Reportages 1 minute 28 juin 2024

Les confessions de Werner Loens : solitude

Huit mille cinq cents repas dans plus de 20 pays, 3 600 séjours à l’hôtel, 20 000 rapports rédigés, 1 600 000 kilomètres parcourus en voiture… Le palmarès de Werner Loens, après trente-sept années en tant qu’inspecteur et directeur MICHELIN, est impressionnant. Son histoire, inspirante, l’est tout autant. Aujourd’hui : la solitude d’un inspecteur.

Difficile d’imaginer une telle situation aujourd’hui : être sur la route pendant une semaine sans pouvoir communiquer avec ses amis et ses proches. Le monde est devenu si petit grâce à l’apparition de tous ces outils de communication, notamment les médias sociaux ! Comme je l’ai mentionné précédemment, nous étions largement coupés de tout et de tous lors de nos tournées. Nos contacts se limitaient aux chefs et à l’employé de l’hôtel qui nous indiquait notre chambre.

Ce n’était pas facile pour moi, car je suis un animal social qui aime être entouré. Même si j’apprécie d’être seul de temps en temps. J’ai vécu parfois des moments difficiles lorsque j’étais en déplacement. Notamment quand mon premier mariage a connu des problèmes et que j’avais un jeune fils à la maison. Imaginez : vous vous retrouvez dans le nord des Pays-Bas, sans aucune nouvelle de votre famille. Une semaine entière à se battre contre les moulins à vent, dans un brouillard gris. À rédiger des rapports, seul dans votre chambre, en vous demandant parfois : « Qu’est-ce que je fais ici ? »

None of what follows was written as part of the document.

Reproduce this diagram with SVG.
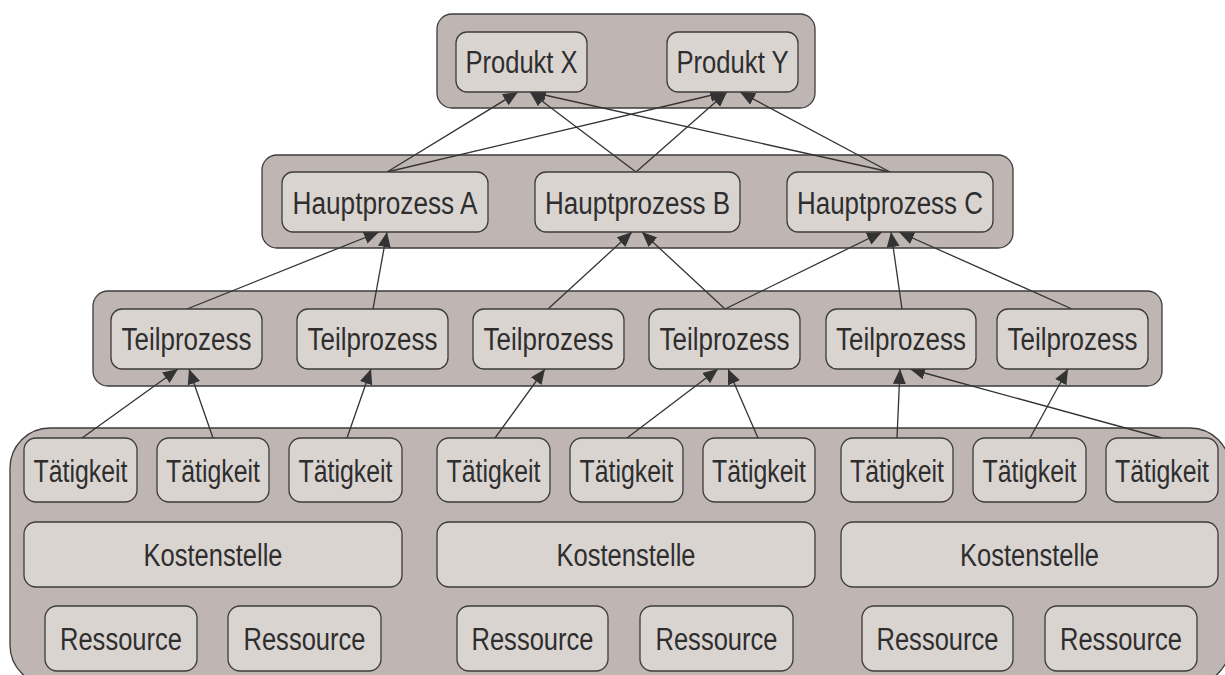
<svg xmlns="http://www.w3.org/2000/svg" width="1225" height="675" viewBox="0 0 1225 675">
<defs>
<style>
.cont{fill:#bfb5b2;stroke:#3c3c3c;stroke-width:1.3}
.box{fill:#dad4d1;stroke:#3c3c3c;stroke-width:1.3}
.lbl{font-family:"Liberation Sans",Arial,sans-serif;font-size:31px;fill:#2e2e2e;text-anchor:middle}
.edge{stroke:#333333;stroke-width:1.3;fill:none;marker-end:url(#arr)}
</style>
<marker id="arr" markerUnits="userSpaceOnUse" markerWidth="17" markerHeight="14" refX="15" refY="6.5" orient="auto">
<path d="M0,0 L15,6.5 L0,13 Z" fill="#333333"/>
</marker>
</defs>
<rect width="1225" height="675" fill="#ffffff"/>
<g id="containers">
<rect class="cont" x="437" y="14" width="378" height="94" rx="15"/>
<rect class="cont" x="262" y="155" width="751" height="93" rx="15"/>
<rect class="cont" x="93" y="291" width="1069" height="95" rx="15"/>
<rect class="cont" x="10" y="428" width="1220" height="257" rx="40"/>
</g>
<g id="connectors">
<line class="edge" x1="387" y1="172" x2="518" y2="92"/>
<line class="edge" x1="387" y1="172" x2="725" y2="92"/>
<line class="edge" x1="636" y1="172" x2="530" y2="92"/>
<line class="edge" x1="636" y1="172" x2="727" y2="92"/>
<line class="edge" x1="890" y1="172" x2="531" y2="92"/>
<line class="edge" x1="890" y1="172" x2="740" y2="92"/>
<line class="edge" x1="187" y1="309" x2="379" y2="232"/>
<line class="edge" x1="373" y1="309" x2="387" y2="232"/>
<line class="edge" x1="548" y1="309" x2="632" y2="232"/>
<line class="edge" x1="725" y1="309" x2="642" y2="232"/>
<line class="edge" x1="725" y1="309" x2="882" y2="232"/>
<line class="edge" x1="902" y1="309" x2="891" y2="232"/>
<line class="edge" x1="1072" y1="309" x2="899" y2="232"/>
<line class="edge" x1="82" y1="438" x2="178" y2="369"/>
<line class="edge" x1="213" y1="438" x2="189" y2="369"/>
<line class="edge" x1="347" y1="438" x2="371" y2="369"/>
<line class="edge" x1="495" y1="438" x2="545" y2="369"/>
<line class="edge" x1="627" y1="438" x2="718" y2="369"/>
<line class="edge" x1="758" y1="438" x2="728" y2="369"/>
<line class="edge" x1="897" y1="438" x2="900" y2="369"/>
<line class="edge" x1="1162" y1="438" x2="910" y2="369"/>
<line class="edge" x1="1030" y1="438" x2="1068" y2="369"/>
</g>
<g id="produkt-x"><rect class="box" x="456" y="32" width="131" height="60" rx="11"/><text class="lbl" x="521.5" y="73" textLength="112" lengthAdjust="spacingAndGlyphs">Produkt X</text></g>
<g id="produkt-y"><rect class="box" x="667" y="32" width="131" height="60" rx="11"/><text class="lbl" x="732.5" y="73" textLength="112" lengthAdjust="spacingAndGlyphs">Produkt Y</text></g>
<g id="haupt-a"><rect class="box" x="282" y="172" width="206" height="60" rx="11"/><text class="lbl" x="385" y="214" textLength="185" lengthAdjust="spacingAndGlyphs">Hauptprozess A</text></g>
<g id="haupt-b"><rect class="box" x="535" y="172" width="205" height="60" rx="11"/><text class="lbl" x="637.5" y="214" textLength="185" lengthAdjust="spacingAndGlyphs">Hauptprozess B</text></g>
<g id="haupt-c"><rect class="box" x="787" y="172" width="206" height="60" rx="11"/><text class="lbl" x="890" y="214" textLength="186" lengthAdjust="spacingAndGlyphs">Hauptprozess C</text></g>
<g id="teil-1"><rect class="box" x="111" y="309" width="151" height="60" rx="11"/><text class="lbl" x="186.5" y="350" textLength="130" lengthAdjust="spacingAndGlyphs">Teilprozess</text></g>
<g id="teil-2"><rect class="box" x="297" y="309" width="151" height="60" rx="11"/><text class="lbl" x="372.5" y="350" textLength="130" lengthAdjust="spacingAndGlyphs">Teilprozess</text></g>
<g id="teil-3"><rect class="box" x="473" y="309" width="151" height="60" rx="11"/><text class="lbl" x="548.5" y="350" textLength="130" lengthAdjust="spacingAndGlyphs">Teilprozess</text></g>
<g id="teil-4"><rect class="box" x="649" y="309" width="151" height="60" rx="11"/><text class="lbl" x="724.5" y="350" textLength="130" lengthAdjust="spacingAndGlyphs">Teilprozess</text></g>
<g id="teil-5"><rect class="box" x="826" y="309" width="150" height="60" rx="11"/><text class="lbl" x="901" y="350" textLength="130" lengthAdjust="spacingAndGlyphs">Teilprozess</text></g>
<g id="teil-6"><rect class="box" x="997" y="309" width="151" height="60" rx="11"/><text class="lbl" x="1072.5" y="350" textLength="130" lengthAdjust="spacingAndGlyphs">Teilprozess</text></g>
<g id="taet-1"><rect class="box" x="24" y="438" width="113" height="64" rx="12"/><text class="lbl" x="80.5" y="482" textLength="94" lengthAdjust="spacingAndGlyphs">Tätigkeit</text></g>
<g id="taet-2"><rect class="box" x="157" y="438" width="112" height="64" rx="12"/><text class="lbl" x="213" y="482" textLength="94" lengthAdjust="spacingAndGlyphs">Tätigkeit</text></g>
<g id="taet-3"><rect class="box" x="289" y="438" width="113" height="64" rx="12"/><text class="lbl" x="345.5" y="482" textLength="94" lengthAdjust="spacingAndGlyphs">Tätigkeit</text></g>
<g id="taet-4"><rect class="box" x="437" y="438" width="113" height="64" rx="12"/><text class="lbl" x="493.5" y="482" textLength="94" lengthAdjust="spacingAndGlyphs">Tätigkeit</text></g>
<g id="taet-5"><rect class="box" x="570" y="438" width="113" height="64" rx="12"/><text class="lbl" x="626.5" y="482" textLength="94" lengthAdjust="spacingAndGlyphs">Tätigkeit</text></g>
<g id="taet-6"><rect class="box" x="703" y="438" width="112" height="64" rx="12"/><text class="lbl" x="759" y="482" textLength="94" lengthAdjust="spacingAndGlyphs">Tätigkeit</text></g>
<g id="taet-7"><rect class="box" x="841" y="438" width="112" height="64" rx="12"/><text class="lbl" x="897" y="482" textLength="94" lengthAdjust="spacingAndGlyphs">Tätigkeit</text></g>
<g id="taet-8"><rect class="box" x="973" y="438" width="113" height="64" rx="12"/><text class="lbl" x="1029.5" y="482" textLength="94" lengthAdjust="spacingAndGlyphs">Tätigkeit</text></g>
<g id="taet-9"><rect class="box" x="1106" y="438" width="112" height="64" rx="12"/><text class="lbl" x="1162" y="482" textLength="94" lengthAdjust="spacingAndGlyphs">Tätigkeit</text></g>
<g id="kosten-1"><rect class="box" x="24" y="522" width="378" height="65" rx="12"/><text class="lbl" x="213" y="566" textLength="139" lengthAdjust="spacingAndGlyphs">Kostenstelle</text></g>
<g id="kosten-2"><rect class="box" x="437" y="522" width="378" height="65" rx="12"/><text class="lbl" x="626" y="566" textLength="139" lengthAdjust="spacingAndGlyphs">Kostenstelle</text></g>
<g id="kosten-3"><rect class="box" x="841" y="522" width="377" height="65" rx="12"/><text class="lbl" x="1029.5" y="566" textLength="139" lengthAdjust="spacingAndGlyphs">Kostenstelle</text></g>
<g id="ress-1"><rect class="box" x="45" y="606" width="152" height="65" rx="12"/><text class="lbl" x="121" y="650" textLength="122" lengthAdjust="spacingAndGlyphs">Ressource</text></g>
<g id="ress-2"><rect class="box" x="228" y="606" width="153" height="65" rx="12"/><text class="lbl" x="304.5" y="650" textLength="122" lengthAdjust="spacingAndGlyphs">Ressource</text></g>
<g id="ress-3"><rect class="box" x="457" y="606" width="151" height="65" rx="12"/><text class="lbl" x="532.5" y="650" textLength="122" lengthAdjust="spacingAndGlyphs">Ressource</text></g>
<g id="ress-4"><rect class="box" x="640" y="606" width="153" height="65" rx="12"/><text class="lbl" x="716.5" y="650" textLength="122" lengthAdjust="spacingAndGlyphs">Ressource</text></g>
<g id="ress-5"><rect class="box" x="862" y="606" width="151" height="65" rx="12"/><text class="lbl" x="937.5" y="650" textLength="122" lengthAdjust="spacingAndGlyphs">Ressource</text></g>
<g id="ress-6"><rect class="box" x="1045" y="606" width="152" height="65" rx="12"/><text class="lbl" x="1121" y="650" textLength="122" lengthAdjust="spacingAndGlyphs">Ressource</text></g>
</svg>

J’admets que j’ai parfois eu les larmes aux yeux en m’asseyant à mon bureau d’hôtel. On se pose toutes ces questions, et puis il y a ce repas médiocre, et encore cette visite supplémentaire à planifier dans un emploi du temps déjà très serré le lendemain. Heureusement, ces journées grises ont parfois laissé place à de belles découvertes. Par exemple…



J’étais en tournée à Drenthe. Le lendemain d’une de ces lourdes soirées, j’ai dîné à Zweeloo, chez De Bokkepruik. Et là, je me suis retrouvé à manger un bon repas, et j’ai réalisé : mais c’est une étoile ! Ce sentiment compense tout. C’est comme marquer un but dans un sport.

J’ai également vécu un moment spécial au Lindehof, à Nuenen. Gerard Wollerich y officiait alors en cuisine. Au bureau, j’avais reçu une fiche pas énormément positive sur le restaurant, mais j’ai décidé d’y jeter un coup d’œil quand même, guidé par mon intuition. Une chance, car j’ai découvert un petit endroit sympa avec un beau menu. La semaine suivante, j’y suis allé pour dîner, et bingo : une étoile ici aussi. Et celle-ci était convaincante.

Il faut savoir qu’à l’époque, on prenait beaucoup plus de temps pour attribuer une étoile. Chaque plat devait vraiment être constant. Nous sommes devenus un peu plus flexibles depuis. Il le faut, car tout va plus vite dans la société de consommation d’aujourd’hui. C’est pourquoi j’aime m’attarder sur ces souvenirs et sur la belle carrière que le chef Wollerich, par exemple, a bâtie. La solitude en valait la peine.